The material, old and familiar, fit like a well-worn pair of slippers. It was comfortable, but unchallenging, and too well known to be funny anymore. My only laughs came from off-the-cuff reactions to cock-ups and a couple of personal shots worked into sketches at the expense of Palin for his many travel shows, and Cleese for his many marriages.
Shortly before he died, I got to see Graham Chapman in person during his lecture tour. Since then, I’ve been able to see John Cleese, Terry Jones and Eric Idle in the flesh. That leaves Michael Palin and Terry Gilliam (my two favourites) yet to catch. Judging from their appearance on the O2 stage, they seem to be the most spry, so my opportunity may yet come. Time marches on, but I’ll never stop being a fanboy.

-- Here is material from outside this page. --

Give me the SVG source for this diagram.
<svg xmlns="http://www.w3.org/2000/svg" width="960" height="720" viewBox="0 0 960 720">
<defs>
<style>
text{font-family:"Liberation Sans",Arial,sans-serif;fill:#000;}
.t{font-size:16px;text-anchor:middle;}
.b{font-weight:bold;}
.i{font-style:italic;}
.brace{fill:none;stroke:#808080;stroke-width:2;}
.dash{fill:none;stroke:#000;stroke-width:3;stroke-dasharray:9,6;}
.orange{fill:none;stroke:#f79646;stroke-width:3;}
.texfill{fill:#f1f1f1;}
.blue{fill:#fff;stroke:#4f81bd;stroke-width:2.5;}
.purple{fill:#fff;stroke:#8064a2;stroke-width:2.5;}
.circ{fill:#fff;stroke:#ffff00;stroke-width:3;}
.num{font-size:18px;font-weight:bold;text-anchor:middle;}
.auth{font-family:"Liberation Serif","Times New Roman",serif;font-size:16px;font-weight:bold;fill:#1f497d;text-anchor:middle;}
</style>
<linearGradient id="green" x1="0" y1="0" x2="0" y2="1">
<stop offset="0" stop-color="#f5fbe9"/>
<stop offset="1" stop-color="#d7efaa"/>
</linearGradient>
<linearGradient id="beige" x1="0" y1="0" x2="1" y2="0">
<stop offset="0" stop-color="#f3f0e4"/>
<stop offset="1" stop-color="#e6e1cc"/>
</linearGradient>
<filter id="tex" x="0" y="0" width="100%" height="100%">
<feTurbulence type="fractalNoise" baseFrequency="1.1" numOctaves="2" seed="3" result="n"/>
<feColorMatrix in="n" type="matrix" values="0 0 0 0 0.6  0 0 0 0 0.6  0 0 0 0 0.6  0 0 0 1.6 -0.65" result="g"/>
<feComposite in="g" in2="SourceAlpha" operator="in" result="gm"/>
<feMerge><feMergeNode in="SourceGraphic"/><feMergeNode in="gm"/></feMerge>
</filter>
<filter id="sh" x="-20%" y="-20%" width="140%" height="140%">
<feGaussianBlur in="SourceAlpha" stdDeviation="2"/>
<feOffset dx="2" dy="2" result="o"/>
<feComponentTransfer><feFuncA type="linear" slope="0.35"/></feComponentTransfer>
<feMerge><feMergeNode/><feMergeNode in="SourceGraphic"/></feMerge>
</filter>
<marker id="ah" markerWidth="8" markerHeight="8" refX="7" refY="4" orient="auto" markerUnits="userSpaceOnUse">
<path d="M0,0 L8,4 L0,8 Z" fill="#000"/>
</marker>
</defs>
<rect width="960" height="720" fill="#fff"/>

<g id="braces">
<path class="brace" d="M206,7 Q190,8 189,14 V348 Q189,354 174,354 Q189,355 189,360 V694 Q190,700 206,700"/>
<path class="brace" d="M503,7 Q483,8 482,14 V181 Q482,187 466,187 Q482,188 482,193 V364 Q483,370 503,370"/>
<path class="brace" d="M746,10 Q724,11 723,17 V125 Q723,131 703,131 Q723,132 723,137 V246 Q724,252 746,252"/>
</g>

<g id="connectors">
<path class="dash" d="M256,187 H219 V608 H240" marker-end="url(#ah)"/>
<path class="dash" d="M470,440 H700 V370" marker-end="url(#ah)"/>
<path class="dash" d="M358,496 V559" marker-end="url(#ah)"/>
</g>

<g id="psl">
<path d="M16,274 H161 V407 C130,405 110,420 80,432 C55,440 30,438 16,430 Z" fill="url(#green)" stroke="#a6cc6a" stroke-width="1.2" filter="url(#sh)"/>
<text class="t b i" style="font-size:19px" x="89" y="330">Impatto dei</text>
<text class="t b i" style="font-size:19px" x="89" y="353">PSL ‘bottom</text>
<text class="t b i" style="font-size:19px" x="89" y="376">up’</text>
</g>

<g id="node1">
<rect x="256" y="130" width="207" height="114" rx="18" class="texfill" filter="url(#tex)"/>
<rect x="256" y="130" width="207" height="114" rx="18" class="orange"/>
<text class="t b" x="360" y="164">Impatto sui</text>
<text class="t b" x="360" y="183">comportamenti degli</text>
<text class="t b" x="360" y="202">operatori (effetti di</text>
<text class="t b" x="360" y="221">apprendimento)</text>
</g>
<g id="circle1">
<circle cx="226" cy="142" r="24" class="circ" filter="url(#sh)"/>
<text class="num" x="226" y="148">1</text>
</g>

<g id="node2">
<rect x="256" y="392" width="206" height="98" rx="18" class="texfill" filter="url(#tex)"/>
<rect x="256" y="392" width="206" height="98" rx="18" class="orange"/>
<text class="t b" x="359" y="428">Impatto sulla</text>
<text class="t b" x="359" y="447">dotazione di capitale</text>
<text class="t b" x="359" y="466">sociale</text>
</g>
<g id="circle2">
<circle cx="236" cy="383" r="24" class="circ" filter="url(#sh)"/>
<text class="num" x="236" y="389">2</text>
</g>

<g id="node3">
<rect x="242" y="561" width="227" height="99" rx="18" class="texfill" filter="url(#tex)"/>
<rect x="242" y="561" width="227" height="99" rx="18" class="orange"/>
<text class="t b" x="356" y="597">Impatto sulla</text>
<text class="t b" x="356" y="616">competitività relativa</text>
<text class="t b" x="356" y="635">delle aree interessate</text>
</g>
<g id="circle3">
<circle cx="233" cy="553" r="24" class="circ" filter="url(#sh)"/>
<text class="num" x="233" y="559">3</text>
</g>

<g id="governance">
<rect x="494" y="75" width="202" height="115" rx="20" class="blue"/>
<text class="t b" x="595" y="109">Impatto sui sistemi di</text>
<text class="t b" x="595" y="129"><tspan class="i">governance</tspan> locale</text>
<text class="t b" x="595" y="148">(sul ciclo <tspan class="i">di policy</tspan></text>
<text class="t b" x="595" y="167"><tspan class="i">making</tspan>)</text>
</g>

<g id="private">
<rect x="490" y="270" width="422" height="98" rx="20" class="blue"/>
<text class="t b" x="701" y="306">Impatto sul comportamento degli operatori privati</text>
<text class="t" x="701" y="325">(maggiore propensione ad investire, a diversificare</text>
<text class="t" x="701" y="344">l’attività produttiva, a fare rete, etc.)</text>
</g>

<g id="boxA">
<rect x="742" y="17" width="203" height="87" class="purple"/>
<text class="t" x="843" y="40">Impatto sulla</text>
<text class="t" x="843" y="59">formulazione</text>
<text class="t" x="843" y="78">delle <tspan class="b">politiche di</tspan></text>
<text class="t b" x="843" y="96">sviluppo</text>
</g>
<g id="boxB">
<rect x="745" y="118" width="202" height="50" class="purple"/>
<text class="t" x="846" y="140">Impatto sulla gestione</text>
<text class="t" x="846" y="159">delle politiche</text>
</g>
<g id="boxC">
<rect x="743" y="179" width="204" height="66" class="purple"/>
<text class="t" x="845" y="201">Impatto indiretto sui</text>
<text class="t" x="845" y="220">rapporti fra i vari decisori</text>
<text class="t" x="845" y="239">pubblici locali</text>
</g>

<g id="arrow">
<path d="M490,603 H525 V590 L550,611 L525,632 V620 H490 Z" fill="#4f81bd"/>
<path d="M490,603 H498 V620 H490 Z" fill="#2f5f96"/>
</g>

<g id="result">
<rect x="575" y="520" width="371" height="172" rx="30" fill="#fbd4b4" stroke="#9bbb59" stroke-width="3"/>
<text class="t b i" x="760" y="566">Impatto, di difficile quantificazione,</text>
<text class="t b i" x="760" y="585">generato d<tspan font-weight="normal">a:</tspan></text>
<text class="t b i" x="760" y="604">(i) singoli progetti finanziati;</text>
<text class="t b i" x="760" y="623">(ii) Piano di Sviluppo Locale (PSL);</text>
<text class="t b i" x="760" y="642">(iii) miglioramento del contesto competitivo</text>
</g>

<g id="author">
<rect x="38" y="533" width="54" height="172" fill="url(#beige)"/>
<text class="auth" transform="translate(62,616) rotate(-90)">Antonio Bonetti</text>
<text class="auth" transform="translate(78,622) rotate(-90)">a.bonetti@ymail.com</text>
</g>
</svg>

After the Pythons left the stage, after the impromptu-encore warning, after the obvious “Always Look on the Bright Side of Life” not-so-impromptu encore, after the very final bows, but before the words “Piss Off” appeared in large flowing typeface on the jumbo screen, there was an epitaph.
It read: Graham Chapman 1941 – 1989, Monty Python 1969 – 2014
And over-the-hill, self-indulgent, overproduced, alimony-paying, legal-fees-settling, dinosaur-reunion rehash though it may have all been, I cried.
I’m a big Python fan, too. Life of Brian is my favorite movie ever. I also felt ambivalent about the reunion and it sounds like it was what I feared. I’d rather remember them the way they were. I am now watching all the shows again with my 17-year-old son. We both cracked up.